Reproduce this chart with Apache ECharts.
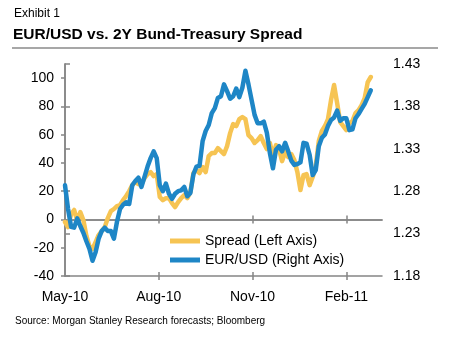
<!DOCTYPE html>
<html>
<head>
<meta charset="utf-8">
<script src="https://cdn.jsdelivr.net/npm/echarts@6/dist/echarts.min.js"></script>
<style>
  html, body { margin: 0; padding: 0; background: #fff; }
  #chart { width: 459px; height: 345px; }
</style>
</head>
<body>
<div id="chart"></div>
<script>
// Observation dates (every third day)
const dates = [
  '2010-05-01','2010-05-04','2010-05-07','2010-05-10','2010-05-13','2010-05-16','2010-05-19','2010-05-22','2010-05-25','2010-05-28',
  '2010-05-31','2010-06-03','2010-06-06','2010-06-09','2010-06-12','2010-06-15','2010-06-18','2010-06-21','2010-06-24','2010-06-27',
  '2010-06-30','2010-07-03','2010-07-06','2010-07-09','2010-07-12','2010-07-15','2010-07-18','2010-07-21','2010-07-24','2010-07-27',
  '2010-07-30','2010-08-02','2010-08-05','2010-08-08','2010-08-11','2010-08-14','2010-08-17','2010-08-20','2010-08-23','2010-08-26',
  '2010-08-29','2010-09-01','2010-09-04','2010-09-07','2010-09-10','2010-09-13','2010-09-16','2010-09-19','2010-09-22','2010-09-25',
  '2010-09-28','2010-10-01','2010-10-04','2010-10-07','2010-10-10','2010-10-13','2010-10-16','2010-10-19','2010-10-22','2010-10-25',
  '2010-10-28','2010-10-31','2010-11-03','2010-11-06','2010-11-09','2010-11-12','2010-11-15','2010-11-18','2010-11-21','2010-11-24',
  '2010-11-27','2010-11-30','2010-12-03','2010-12-06','2010-12-09','2010-12-12','2010-12-15','2010-12-18','2010-12-21','2010-12-24',
  '2010-12-27','2010-12-30','2011-01-02','2011-01-05','2011-01-08','2011-01-11','2011-01-14','2011-01-17','2011-01-20','2011-01-23',
  '2011-01-26','2011-01-29','2011-02-01','2011-02-04','2011-02-07','2011-02-10','2011-02-13','2011-02-16','2011-02-19','2011-02-22',
  '2011-02-25'
];

// 2Y Bund-Treasury spread, bp (left axis)
const spread = [
  -1.8, -5.4, 3.8, 6.7, -1.1, 5.2, -0.4, -11.7, -18.8, -20.9,
  -16.0, -11.0, -8.2, -5.4, 1.0, 5.9, 7.4, 9.5, 10.2, 13.7,
  16.6, 20.1, 24.3, 26.5, 25.0, 25.0, 29.3, 32.1, 33.5, 30.7,
  32.1, 15.9, 13.7, 15.1, 15.1, 11.6, 8.8, 12.3, 15.1, 17.3,
  15.1, 19.4, 32.8, 35.0, 32.8, 37.1, 33.5, 44.9, 47.0, 47.0,
  50.5, 48.4, 46.3, 51.9, 61.1, 67.5, 66.1, 71.0, 72.5, 71.0,
  59.7, 57.6, 54.1, 56.2, 59.0, 54.1, 49.8, 54.1, 44.9, 52.6,
  49.8, 41.3, 47.7, 44.2, 46.3, 42.0, 33.5, 20.8, 31.4, 32.1,
  24.3, 30.0, 37.8, 55.5, 62.6, 66.1, 71.0, 84.5, 95.1, 82.4,
  68.9, 66.1, 63.3, 68.2, 69.6, 75.3, 77.4, 80.9, 85.9, 97.2,
  100.8
];

// EUR/USD (right axis)
const eurusd = [
  1.287, 1.259, 1.238, 1.237, 1.248, 1.239, 1.231, 1.221, 1.212, 1.198,
  1.208, 1.224, 1.233, 1.237, 1.233, 1.233, 1.224, 1.244, 1.259, 1.264,
  1.267, 1.265, 1.287, 1.292, 1.296, 1.285, 1.297, 1.309, 1.319, 1.327,
  1.319, 1.287, 1.280, 1.289, 1.277, 1.271, 1.277, 1.280, 1.281, 1.285,
  1.274, 1.278, 1.300, 1.309, 1.310, 1.339, 1.351, 1.358, 1.372, 1.378,
  1.390, 1.392, 1.406, 1.398, 1.389, 1.392, 1.401, 1.391, 1.402, 1.422,
  1.406, 1.388, 1.370, 1.360, 1.360, 1.362, 1.349, 1.325, 1.307, 1.329,
  1.333, 1.327, 1.337, 1.327, 1.316, 1.311, 1.312, 1.314, 1.337, 1.336,
  1.323, 1.299, 1.305, 1.333, 1.343, 1.347, 1.357, 1.364, 1.367, 1.375,
  1.363, 1.366, 1.366, 1.352, 1.353, 1.366, 1.371, 1.377, 1.383, 1.391,
  1.399
];

// Axis ticks
const monthTickDates = ['2010-05-01', '2010-08-01', '2010-11-01', '2011-02-01'];
const monthTickLabels = ['May-10', 'Aug-10', 'Nov-10', 'Feb-11'];
const spreadTicks = [-40, -20, 0, 20, 40, 60, 80, 100];
const fxTicks = [1.18, 1.23, 1.28, 1.33, 1.38, 1.43];

const seriesNames = ['Spread (Left Axis)', 'EUR/USD (Right Axis)'];

// Days elapsed since the start of the window
const ORIGIN = Date.UTC(2010, 4, 1);
function dayOf(s) {
  const p = s.split('-').map(Number);
  return Math.round((Date.UTC(p[0], p[1] - 1, p[2]) - ORIGIN) / 86400000);
}
const tickDays = monthTickDates.map(dayOf);
const innerTickDays = tickDays.slice(1);
const X_MAX = dayOf('2011-03-08');

const FONT = '"Liberation Sans", Arial, Helvetica, sans-serif';
const AXIS_COLOR = '#858585';
const axisLineStyle = { color: AXIS_COLOR, width: 1.5 };

function monthLabel(v) {
  const i = tickDays.indexOf(Math.round(v));
  return i >= 0 ? monthTickLabels[i] : '';
}

function xAxisDef(opts) {
  return Object.assign({
    type: 'value', min: 0, max: X_MAX, position: 'bottom',
    splitLine: { show: false },
    axisLabel: { show: false },
  }, opts);
}

const chart = echarts.init(document.getElementById('chart'), null, { renderer: 'canvas' });
chart.setOption({
  animation: false,
  backgroundColor: '#fff',
  textStyle: { fontFamily: FONT },
  grid: { left: 65, right: 77, top: 64, bottom: 69, containLabel: false },
  xAxis: [
    // bottom frame with month labels (ticks pointing down)
    xAxisDef({
      axisLine: { show: true, onZero: false, lineStyle: axisLineStyle },
      axisTick: { show: true, customValues: innerTickDays, length: 4, lineStyle: axisLineStyle },
      axisLabel: {
        show: true, customValues: tickDays, formatter: monthLabel,
        color: '#000', fontSize: 14, fontFamily: FONT, margin: 14
      }
    }),
    // bottom frame, ticks pointing up
    xAxisDef({
      axisLine: { show: false, onZero: false },
      axisTick: { show: true, inside: true, customValues: innerTickDays, length: 4, lineStyle: axisLineStyle }
    }),
    // zero line, ticks pointing down
    xAxisDef({
      axisLine: { show: true, onZero: true, onZeroAxisIndex: 0, lineStyle: axisLineStyle },
      axisTick: { show: true, customValues: innerTickDays, length: 4, lineStyle: axisLineStyle }
    }),
    // zero line, ticks pointing up
    xAxisDef({
      axisLine: { show: true, onZero: true, onZeroAxisIndex: 0, lineStyle: axisLineStyle },
      axisTick: { show: true, inside: true, customValues: innerTickDays, length: 4, lineStyle: axisLineStyle }
    })
  ],
  yAxis: [
    {
      type: 'value', position: 'left', min: -40, max: 110,
      splitLine: { show: false },
      axisLine: { show: true, lineStyle: axisLineStyle },
      axisTick: { show: true, customValues: spreadTicks, length: 4, lineStyle: axisLineStyle },
      axisLabel: { customValues: spreadTicks, color: '#000', fontSize: 14, fontFamily: FONT, margin: 11 }
    },
    {
      type: 'value', position: 'right', min: 1.18, max: 1.43,
      splitLine: { show: false },
      axisLine: { show: true, lineStyle: axisLineStyle },
      axisTick: { show: true, customValues: fxTicks, length: 5, lineStyle: axisLineStyle },
      axisLabel: {
        customValues: fxTicks, formatter: v => v.toFixed(2),
        color: '#000', fontSize: 14, fontFamily: FONT, margin: 11
      }
    }
  ],
  legend: {
    data: seriesNames,
    orient: 'vertical',
    left: 165, top: 229,
    itemWidth: 30, itemHeight: 5, itemGap: 5,
    icon: 'rect',
    textStyle: { color: '#000', fontSize: 14, fontFamily: FONT }
  },
  series: [
    {
      name: seriesNames[0], type: 'line', xAxisIndex: 0, yAxisIndex: 0,
      showSymbol: false, symbol: 'none', color: '#F6C453',
      lineStyle: { width: 4.5, color: '#F6C453', cap: 'round', join: 'round' },
      data: dates.map((d, i) => [dayOf(d), spread[i]])
    },
    {
      name: seriesNames[1], type: 'line', xAxisIndex: 0, yAxisIndex: 1,
      showSymbol: false, symbol: 'none', color: '#1E86C6',
      lineStyle: { width: 4.5, color: '#1E86C6', cap: 'round', join: 'round' },
      data: dates.map((d, i) => [dayOf(d), eurusd[i]])
    }
  ],
  graphic: [
    { type: 'text', left: 14, top: 8,
      style: { text: 'Exhibit 1', fill: '#000', font: '12px ' + FONT } },
    { type: 'text', left: 13, top: 27,
      style: { text: 'EUR/USD vs. 2Y Bund-Treasury Spread', fill: '#000', font: 'bold 15.5px ' + FONT } },
    { type: 'line', shape: { x1: 12, y1: 48, x2: 438, y2: 48 },
      style: { stroke: '#8a8a8a', lineWidth: 1.5 } },
    { type: 'text', left: 15, top: 316,
      style: { text: 'Source: Morgan Stanley Research forecasts; Bloomberg', fill: '#000', font: '10px ' + FONT } }
  ]
});
</script>
</body>
</html>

TO DO: Copy out every line of the material above that mentions the word "with".

RESULT OF THIS TASK:
Reproduce this chart with Apache ECharts.
    // bottom frame with month labels (ticks pointing down)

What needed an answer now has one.